Si tratta della contrapposizione tra distinti universi di pensiero, che tra di loro non comunicano. Due raffigurazioni, alla resa dei conti, tanto speculari – quindi compartecipi della stessa mistificazione – quanto false. Nel primo caso poiché fondate non su un riscontro oggettivo quanto su un principio moralistico (chi migra è un “proletario” bisognoso); nel secondo, in quanto basate sul delirio per cui dietro ogni processo migratorio ci sarebbe un disegno politico, di menti occulte, per egemonizzare l’«Occidente» e asservirlo a un qualche progetto politico e ideologico.

Nel primo caso il migrante è sempre un “buono”; nel secondo, è spesso un “pericolo”. Due menzogne per una sola farneticazione, quella per cui la storia – e con essa le vicende del presente – sia sempre e comunque riconducibile a un’esclusiva radice, quella che rimanda a una volontà precostituita.

Anche da ciò deriva quindi il fatto per cui il campo progressista abbia battuto il tasto, con un certo imbarazzo, della categoria del «femminicidio» (Saman è stata assassinata in ragione di una subcultura patriarcale, maschile, della quale il fondamentalismo islamista è solo una delle tante manifestazioni) mentre quello conservatore si è esercitato al tiro al bersaglio contro i «musulmani» (una sorta di insieme indistinto, che esiste per non prendere invece atto del pluralismo che comunque sussiste anche nelle società dove prevale la religione islamica). Nessun ecumenismo, tanto per capirci: Saman è senz’altro la vittima di una cultura al medesimo tempo patriarcale e tribale, dove la donna è un oggetto in possesso dei maschi dominanti. Da ciò, ovvero come adolescente che cercava invece di divincolarsi da una tale presa mortifera, ne è derivata la sua soppressione fisica.

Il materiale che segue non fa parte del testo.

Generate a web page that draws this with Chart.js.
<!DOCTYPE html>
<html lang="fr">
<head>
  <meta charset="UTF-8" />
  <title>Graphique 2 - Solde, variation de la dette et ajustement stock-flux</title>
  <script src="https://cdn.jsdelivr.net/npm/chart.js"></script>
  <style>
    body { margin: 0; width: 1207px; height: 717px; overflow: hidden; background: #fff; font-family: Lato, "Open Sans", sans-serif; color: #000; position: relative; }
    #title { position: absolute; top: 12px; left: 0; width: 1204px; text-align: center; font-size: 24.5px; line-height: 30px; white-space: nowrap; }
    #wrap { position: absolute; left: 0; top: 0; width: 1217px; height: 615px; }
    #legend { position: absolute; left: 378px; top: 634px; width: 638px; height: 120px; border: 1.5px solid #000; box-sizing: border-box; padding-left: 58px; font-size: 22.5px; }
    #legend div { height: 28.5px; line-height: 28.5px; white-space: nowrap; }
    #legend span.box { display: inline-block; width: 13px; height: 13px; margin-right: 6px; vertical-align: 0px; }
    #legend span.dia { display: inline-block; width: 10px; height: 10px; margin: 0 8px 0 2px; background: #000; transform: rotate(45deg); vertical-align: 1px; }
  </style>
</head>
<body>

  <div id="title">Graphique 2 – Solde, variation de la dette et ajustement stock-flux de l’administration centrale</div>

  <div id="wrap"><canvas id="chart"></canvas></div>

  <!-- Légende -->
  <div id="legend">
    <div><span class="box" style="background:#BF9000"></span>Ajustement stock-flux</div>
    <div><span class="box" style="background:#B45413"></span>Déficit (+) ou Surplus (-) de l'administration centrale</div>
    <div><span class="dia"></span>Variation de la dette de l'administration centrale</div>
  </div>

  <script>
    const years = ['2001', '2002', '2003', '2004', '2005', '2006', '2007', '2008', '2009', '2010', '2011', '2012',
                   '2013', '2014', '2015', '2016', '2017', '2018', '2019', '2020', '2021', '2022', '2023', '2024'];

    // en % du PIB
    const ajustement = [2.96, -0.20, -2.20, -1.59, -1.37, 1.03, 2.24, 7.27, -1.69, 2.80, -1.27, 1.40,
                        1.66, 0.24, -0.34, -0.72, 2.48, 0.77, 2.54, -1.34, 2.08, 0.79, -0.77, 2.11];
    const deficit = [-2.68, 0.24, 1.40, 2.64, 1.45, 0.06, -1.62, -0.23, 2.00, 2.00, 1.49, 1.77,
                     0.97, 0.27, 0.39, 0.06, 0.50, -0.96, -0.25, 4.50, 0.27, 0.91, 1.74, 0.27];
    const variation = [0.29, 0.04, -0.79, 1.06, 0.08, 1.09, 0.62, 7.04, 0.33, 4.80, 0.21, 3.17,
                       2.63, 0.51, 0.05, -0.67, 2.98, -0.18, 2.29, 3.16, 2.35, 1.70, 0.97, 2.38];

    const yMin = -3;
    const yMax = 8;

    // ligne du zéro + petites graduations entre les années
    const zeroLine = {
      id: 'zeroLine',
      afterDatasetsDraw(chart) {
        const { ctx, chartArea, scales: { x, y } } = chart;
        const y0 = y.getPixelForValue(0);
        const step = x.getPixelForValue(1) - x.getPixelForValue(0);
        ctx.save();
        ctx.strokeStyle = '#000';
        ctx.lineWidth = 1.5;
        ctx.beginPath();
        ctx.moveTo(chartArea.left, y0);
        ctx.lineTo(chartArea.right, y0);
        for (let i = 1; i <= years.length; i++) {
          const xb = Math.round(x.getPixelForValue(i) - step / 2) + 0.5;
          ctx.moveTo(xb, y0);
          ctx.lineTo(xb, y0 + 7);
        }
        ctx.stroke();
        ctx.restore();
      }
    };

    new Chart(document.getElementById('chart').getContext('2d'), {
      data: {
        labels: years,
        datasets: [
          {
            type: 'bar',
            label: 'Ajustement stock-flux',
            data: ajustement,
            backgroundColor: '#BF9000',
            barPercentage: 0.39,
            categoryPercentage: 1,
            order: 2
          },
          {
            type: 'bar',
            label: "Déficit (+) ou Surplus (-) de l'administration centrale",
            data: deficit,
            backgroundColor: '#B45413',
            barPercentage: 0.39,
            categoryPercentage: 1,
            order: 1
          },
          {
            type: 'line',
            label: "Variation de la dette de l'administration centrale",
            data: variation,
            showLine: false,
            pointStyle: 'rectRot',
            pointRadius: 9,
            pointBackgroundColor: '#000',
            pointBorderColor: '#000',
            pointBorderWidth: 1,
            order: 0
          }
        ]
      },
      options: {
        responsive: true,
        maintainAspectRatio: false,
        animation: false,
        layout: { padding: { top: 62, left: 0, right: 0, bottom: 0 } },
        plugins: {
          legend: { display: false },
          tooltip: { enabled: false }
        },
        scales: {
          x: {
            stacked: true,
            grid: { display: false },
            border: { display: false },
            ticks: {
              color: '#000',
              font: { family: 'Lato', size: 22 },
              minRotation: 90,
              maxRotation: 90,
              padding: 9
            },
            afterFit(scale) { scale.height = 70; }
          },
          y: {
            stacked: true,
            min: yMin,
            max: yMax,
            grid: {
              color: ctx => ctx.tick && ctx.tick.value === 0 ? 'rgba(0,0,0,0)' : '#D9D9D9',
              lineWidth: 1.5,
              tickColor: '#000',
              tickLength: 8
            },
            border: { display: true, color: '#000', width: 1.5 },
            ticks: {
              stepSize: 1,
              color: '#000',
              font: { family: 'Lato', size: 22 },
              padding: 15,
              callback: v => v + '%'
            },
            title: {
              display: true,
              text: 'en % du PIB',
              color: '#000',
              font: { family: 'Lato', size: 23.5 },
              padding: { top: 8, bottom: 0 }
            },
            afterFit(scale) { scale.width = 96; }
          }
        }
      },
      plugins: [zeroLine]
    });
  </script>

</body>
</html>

Il punto, tuttavia, non è alzare il dito accusatore contro un’intera parte del mondo, definendola non solo “arretrata” e retrograda ma anche “criminale” tout court. Il punto è, piuttosto, di capire come le nostre disposizioni d’animo e di giudizio non riescano più a funzionare dinanzi a un mondo che sta cambiando, poiché l’inedito e l’arcaico vi si sommano e coesistono. L’età della modernità che stiamo vivendo, in quanto tale accelerata, radicale, enfatica, fatta quindi di bruschi mutamenti, non cancella alcunché delle vecchie disposizioni tribali. Anzi, a fronte della miscela tra popoli, collettività e culture che essa comporta, non di meno crea, nei tanti spaesati (a volte anche noi tra questi), il bisogno di tutelarsi costruendo dei recinti. Di pensiero e di condotte. Comprenderemo per davvero cosa comporti la truce eliminazione di Saman, che chiedeva solo di essere se stessa, quando oltre ad avere osservato gli “altri” da noi, sapremo capirci per le nostre contraddizioni di giudizio.

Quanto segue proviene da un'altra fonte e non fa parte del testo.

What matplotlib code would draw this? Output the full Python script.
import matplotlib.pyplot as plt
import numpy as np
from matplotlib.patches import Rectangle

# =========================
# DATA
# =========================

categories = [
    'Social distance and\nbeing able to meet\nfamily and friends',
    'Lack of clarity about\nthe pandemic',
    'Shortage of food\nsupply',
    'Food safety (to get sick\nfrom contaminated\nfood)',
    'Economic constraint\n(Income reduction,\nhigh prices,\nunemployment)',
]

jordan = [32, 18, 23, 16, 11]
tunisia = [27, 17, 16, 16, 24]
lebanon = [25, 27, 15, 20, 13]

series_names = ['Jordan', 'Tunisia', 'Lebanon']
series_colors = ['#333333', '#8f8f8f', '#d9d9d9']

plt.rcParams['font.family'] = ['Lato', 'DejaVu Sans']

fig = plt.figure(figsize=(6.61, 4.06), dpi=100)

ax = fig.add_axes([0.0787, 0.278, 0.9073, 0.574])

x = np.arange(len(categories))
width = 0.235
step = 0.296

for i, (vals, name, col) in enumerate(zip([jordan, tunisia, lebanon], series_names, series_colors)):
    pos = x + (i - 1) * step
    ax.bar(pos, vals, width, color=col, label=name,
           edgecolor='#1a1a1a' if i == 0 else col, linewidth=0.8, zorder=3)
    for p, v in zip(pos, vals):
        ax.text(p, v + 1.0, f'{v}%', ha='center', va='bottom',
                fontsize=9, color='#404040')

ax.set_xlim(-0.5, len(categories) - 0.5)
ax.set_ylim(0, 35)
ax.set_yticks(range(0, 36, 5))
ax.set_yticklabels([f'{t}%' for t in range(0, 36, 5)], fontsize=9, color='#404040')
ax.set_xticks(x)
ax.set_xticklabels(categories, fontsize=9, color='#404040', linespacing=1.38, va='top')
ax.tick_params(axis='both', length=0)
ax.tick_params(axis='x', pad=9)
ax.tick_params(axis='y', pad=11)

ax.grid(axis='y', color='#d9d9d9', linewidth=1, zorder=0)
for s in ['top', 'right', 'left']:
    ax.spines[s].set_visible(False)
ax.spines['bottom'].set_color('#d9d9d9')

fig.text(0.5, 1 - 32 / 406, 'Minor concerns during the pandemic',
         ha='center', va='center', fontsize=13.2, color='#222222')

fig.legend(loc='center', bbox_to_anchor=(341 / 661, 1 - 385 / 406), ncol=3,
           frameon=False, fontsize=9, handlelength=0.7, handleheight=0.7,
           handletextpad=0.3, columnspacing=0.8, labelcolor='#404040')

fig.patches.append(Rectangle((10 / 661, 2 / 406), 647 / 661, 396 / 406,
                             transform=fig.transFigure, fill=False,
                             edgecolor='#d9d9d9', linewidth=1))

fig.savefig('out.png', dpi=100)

Beninteso, nessuna “autocritica”. Non è questo il punto. Semmai, qualora si giudichi quegli “altri” come diversi – e pertanto, almeno per alcuni aspetti, non all’altezza della sfida dei diritti civili e di cittadinanza – si sappia per parte di noi stessi cosa intendiamo quando ci appelliamo ad essi. Per noi medesimi. Quindi, per le tante Saman che vivono tra di noi e che ci chiedono non anatemi ideologici, ma concrete possibilità di emancipazione. Poiché il nodo non sono loro stesse ma noi, che ci riflettiamo nelle loro immagini, credendoci liberi quando invece siamo spesso schiavi dei nostri luoghi comuni.